>> begin

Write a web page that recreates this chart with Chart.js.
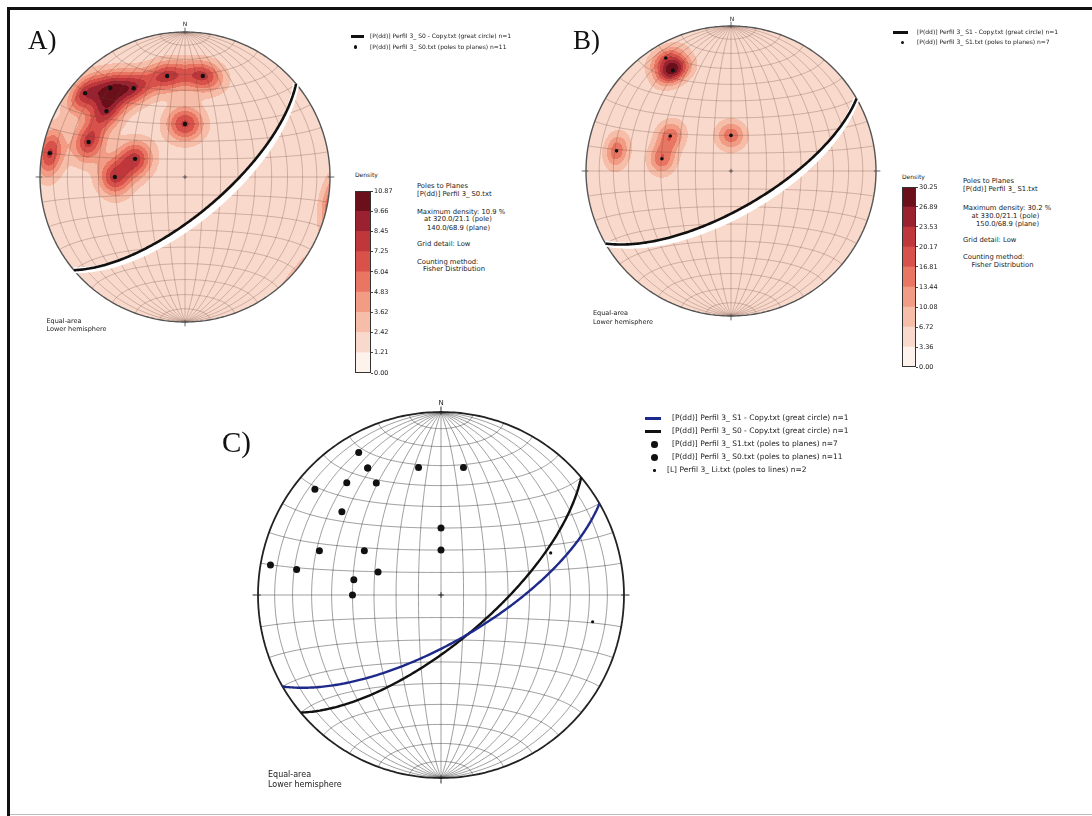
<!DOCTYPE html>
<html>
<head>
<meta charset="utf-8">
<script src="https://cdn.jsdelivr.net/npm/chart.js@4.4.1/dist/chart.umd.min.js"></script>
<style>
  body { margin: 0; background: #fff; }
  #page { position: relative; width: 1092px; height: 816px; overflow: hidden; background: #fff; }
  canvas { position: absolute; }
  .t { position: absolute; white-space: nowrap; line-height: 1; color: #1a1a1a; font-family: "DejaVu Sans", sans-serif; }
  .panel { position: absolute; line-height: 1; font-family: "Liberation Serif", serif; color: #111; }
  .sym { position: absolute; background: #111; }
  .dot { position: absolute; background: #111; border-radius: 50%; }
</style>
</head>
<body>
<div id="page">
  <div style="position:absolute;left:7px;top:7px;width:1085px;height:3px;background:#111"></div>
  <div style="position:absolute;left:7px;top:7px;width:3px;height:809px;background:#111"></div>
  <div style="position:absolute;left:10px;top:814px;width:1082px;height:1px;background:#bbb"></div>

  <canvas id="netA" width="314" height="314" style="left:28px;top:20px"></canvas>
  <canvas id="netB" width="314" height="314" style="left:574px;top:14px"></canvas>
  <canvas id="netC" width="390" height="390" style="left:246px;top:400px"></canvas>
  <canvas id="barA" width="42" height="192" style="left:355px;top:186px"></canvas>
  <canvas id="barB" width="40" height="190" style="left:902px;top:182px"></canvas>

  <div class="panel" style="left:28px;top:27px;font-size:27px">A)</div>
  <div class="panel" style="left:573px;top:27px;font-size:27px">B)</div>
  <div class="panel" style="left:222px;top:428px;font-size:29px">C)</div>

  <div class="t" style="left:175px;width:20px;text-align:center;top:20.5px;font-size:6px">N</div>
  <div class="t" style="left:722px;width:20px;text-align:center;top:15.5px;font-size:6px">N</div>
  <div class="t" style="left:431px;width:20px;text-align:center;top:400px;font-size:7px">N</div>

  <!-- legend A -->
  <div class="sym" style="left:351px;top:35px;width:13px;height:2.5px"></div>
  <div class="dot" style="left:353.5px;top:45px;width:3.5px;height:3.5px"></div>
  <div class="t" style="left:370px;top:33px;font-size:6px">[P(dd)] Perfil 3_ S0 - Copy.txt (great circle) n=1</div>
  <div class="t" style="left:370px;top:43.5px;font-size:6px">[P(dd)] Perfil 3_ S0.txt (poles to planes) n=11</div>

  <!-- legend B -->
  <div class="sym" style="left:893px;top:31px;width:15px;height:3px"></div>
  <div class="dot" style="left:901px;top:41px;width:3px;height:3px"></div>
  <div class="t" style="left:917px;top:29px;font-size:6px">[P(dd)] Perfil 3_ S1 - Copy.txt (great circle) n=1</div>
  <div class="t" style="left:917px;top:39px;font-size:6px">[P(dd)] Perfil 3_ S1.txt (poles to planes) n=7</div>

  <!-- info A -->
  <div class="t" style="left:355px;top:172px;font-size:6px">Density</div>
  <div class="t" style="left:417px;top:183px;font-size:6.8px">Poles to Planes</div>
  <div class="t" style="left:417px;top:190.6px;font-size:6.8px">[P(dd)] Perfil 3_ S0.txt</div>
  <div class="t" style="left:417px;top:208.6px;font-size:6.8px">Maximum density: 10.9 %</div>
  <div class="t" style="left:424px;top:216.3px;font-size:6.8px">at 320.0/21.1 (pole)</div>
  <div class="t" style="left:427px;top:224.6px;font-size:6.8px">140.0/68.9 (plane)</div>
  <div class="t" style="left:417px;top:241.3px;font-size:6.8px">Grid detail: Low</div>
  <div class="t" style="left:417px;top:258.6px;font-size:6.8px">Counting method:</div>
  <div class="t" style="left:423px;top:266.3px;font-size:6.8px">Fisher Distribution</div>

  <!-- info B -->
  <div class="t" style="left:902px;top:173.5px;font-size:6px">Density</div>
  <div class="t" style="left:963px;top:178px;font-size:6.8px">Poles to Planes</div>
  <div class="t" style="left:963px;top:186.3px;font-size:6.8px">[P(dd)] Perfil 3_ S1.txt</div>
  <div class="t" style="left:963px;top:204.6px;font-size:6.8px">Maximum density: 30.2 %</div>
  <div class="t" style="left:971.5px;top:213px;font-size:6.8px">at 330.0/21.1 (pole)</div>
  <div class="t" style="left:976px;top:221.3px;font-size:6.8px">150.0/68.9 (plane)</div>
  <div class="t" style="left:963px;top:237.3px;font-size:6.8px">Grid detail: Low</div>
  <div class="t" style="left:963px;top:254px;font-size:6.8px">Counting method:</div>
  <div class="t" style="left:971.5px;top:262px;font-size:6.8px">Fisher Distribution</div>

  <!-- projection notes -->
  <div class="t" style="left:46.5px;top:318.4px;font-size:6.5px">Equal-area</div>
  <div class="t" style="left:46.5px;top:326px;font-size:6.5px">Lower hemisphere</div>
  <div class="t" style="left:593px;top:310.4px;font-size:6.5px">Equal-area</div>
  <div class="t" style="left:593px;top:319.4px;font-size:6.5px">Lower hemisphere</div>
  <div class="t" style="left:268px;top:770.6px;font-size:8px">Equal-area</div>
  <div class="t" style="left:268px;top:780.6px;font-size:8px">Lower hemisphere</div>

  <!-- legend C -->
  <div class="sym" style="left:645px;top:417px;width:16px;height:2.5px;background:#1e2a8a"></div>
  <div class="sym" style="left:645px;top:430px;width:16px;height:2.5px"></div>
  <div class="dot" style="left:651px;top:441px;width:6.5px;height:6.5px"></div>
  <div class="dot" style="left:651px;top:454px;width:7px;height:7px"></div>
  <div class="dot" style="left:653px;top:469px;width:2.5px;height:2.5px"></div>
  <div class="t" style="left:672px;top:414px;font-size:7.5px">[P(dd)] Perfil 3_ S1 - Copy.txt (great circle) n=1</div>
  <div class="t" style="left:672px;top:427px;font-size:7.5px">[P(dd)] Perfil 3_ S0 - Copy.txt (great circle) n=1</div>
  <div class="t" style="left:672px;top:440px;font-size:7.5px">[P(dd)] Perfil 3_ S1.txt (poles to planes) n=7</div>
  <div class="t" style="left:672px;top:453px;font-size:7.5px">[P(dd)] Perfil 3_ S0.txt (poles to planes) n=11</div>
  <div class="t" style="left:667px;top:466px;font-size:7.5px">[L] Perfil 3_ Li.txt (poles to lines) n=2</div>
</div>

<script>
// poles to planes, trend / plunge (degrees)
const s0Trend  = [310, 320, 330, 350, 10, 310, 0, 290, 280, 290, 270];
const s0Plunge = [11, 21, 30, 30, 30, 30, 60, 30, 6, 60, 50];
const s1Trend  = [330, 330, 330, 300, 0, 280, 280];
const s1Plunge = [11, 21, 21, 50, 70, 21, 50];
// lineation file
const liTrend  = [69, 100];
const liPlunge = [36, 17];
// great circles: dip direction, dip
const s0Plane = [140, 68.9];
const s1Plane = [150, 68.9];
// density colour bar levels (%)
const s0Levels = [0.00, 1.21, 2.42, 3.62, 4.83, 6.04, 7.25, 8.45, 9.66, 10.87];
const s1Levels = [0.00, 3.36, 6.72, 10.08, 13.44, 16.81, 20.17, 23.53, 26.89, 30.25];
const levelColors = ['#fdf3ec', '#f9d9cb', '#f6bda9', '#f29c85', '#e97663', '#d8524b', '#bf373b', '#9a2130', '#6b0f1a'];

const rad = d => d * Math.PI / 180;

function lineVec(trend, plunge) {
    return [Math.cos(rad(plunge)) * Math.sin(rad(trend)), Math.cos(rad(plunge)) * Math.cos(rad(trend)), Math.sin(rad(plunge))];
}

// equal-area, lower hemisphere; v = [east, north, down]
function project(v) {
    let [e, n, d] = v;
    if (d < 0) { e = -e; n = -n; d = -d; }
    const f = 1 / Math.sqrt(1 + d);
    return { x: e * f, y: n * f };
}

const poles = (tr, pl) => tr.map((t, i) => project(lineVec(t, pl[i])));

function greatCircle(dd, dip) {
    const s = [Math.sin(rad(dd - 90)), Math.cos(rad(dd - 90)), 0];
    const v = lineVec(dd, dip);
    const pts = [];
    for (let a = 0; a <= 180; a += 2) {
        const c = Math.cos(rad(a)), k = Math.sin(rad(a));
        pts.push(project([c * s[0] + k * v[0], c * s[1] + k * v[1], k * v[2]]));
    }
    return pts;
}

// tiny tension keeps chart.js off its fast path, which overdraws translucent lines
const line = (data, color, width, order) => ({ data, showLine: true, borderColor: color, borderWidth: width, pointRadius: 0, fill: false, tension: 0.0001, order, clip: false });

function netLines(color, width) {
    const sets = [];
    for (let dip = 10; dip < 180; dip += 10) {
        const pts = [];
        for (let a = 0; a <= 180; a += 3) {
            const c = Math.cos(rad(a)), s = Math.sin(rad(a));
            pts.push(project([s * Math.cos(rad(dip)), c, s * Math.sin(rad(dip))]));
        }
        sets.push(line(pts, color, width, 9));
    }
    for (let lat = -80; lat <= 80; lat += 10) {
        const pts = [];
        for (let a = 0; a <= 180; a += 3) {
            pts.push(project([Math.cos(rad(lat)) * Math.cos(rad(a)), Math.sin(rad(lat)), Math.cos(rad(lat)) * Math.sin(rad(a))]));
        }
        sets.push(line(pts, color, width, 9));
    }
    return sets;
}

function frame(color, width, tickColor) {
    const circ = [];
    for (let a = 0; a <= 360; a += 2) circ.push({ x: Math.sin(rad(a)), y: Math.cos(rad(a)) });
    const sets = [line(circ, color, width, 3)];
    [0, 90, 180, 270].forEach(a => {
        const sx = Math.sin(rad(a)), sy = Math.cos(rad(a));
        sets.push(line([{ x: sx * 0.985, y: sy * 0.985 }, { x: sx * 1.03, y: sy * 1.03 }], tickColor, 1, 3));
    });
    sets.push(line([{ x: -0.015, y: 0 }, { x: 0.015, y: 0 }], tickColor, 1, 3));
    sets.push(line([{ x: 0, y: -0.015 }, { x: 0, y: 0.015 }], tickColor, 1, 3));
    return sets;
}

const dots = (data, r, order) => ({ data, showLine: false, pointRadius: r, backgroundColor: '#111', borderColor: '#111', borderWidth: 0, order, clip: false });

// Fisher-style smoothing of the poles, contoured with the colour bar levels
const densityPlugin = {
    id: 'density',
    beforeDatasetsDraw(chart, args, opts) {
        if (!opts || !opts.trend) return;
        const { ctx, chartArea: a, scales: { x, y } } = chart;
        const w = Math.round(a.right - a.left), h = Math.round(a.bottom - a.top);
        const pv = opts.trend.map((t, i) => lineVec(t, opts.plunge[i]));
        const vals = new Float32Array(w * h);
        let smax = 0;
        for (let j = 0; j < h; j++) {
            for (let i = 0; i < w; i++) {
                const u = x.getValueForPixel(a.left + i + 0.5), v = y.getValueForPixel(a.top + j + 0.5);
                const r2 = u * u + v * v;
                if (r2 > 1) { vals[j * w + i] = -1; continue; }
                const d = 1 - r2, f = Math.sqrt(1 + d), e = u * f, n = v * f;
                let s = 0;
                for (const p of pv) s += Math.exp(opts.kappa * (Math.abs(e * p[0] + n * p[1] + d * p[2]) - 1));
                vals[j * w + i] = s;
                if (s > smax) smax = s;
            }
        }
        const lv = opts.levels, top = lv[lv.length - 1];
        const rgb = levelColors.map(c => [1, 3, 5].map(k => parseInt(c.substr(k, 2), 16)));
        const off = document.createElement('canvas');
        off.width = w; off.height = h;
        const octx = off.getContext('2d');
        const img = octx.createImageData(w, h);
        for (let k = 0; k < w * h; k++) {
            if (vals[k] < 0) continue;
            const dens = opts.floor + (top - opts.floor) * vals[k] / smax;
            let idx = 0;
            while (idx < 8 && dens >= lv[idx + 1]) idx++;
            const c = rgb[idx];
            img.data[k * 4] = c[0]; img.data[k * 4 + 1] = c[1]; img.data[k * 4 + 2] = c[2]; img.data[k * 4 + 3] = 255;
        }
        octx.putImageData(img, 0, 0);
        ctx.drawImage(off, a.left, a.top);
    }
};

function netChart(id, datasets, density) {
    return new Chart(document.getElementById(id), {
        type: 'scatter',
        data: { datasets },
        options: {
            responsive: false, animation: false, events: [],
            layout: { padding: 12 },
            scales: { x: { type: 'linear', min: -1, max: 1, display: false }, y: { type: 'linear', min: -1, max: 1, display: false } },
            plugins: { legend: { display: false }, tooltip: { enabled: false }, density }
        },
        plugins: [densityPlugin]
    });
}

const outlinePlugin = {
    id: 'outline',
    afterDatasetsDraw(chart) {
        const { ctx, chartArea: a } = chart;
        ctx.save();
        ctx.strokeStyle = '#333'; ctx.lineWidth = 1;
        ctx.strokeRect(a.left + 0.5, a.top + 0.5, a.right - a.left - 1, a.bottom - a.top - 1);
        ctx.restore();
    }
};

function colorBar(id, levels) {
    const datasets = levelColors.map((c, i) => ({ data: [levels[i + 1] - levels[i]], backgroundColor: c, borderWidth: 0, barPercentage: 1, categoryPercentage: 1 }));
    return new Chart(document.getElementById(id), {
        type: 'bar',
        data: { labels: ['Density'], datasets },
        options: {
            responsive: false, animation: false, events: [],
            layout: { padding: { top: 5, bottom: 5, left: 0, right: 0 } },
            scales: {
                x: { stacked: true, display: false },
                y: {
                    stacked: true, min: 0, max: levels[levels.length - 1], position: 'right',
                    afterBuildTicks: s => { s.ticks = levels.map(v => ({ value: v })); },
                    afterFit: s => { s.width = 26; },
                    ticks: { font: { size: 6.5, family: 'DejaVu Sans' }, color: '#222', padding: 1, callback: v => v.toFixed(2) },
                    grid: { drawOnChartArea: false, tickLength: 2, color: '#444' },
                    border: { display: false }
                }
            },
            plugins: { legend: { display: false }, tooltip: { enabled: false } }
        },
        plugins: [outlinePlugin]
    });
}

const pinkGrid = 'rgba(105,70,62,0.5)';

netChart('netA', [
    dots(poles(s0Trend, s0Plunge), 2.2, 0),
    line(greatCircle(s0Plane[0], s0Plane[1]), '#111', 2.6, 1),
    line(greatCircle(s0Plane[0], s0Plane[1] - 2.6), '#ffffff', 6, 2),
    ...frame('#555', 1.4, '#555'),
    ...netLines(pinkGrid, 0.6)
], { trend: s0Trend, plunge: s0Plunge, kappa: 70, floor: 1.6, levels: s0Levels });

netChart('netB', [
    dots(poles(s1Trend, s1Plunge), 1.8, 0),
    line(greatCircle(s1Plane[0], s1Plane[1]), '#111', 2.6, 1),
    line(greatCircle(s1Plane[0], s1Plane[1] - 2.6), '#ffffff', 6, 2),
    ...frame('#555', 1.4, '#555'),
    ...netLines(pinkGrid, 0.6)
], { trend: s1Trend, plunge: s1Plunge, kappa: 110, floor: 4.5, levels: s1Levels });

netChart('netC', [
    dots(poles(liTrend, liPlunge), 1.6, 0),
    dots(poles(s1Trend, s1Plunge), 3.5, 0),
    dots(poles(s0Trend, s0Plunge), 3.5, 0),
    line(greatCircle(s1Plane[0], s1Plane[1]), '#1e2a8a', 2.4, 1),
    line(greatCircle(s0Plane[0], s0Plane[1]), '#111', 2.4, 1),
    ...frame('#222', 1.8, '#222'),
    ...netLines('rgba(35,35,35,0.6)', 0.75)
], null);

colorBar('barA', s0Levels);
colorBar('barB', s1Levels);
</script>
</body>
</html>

>> end

GOAL OF THE EXERCISE:
Identify the lines that contain the string "page", and copy every one of them.

THE COMPLETED TASK:
Write a web page that recreates this chart with Chart.js.
  #page { position: relative; width: 1092px; height: 816px; overflow: hidden; background: #fff; }
<div id="page">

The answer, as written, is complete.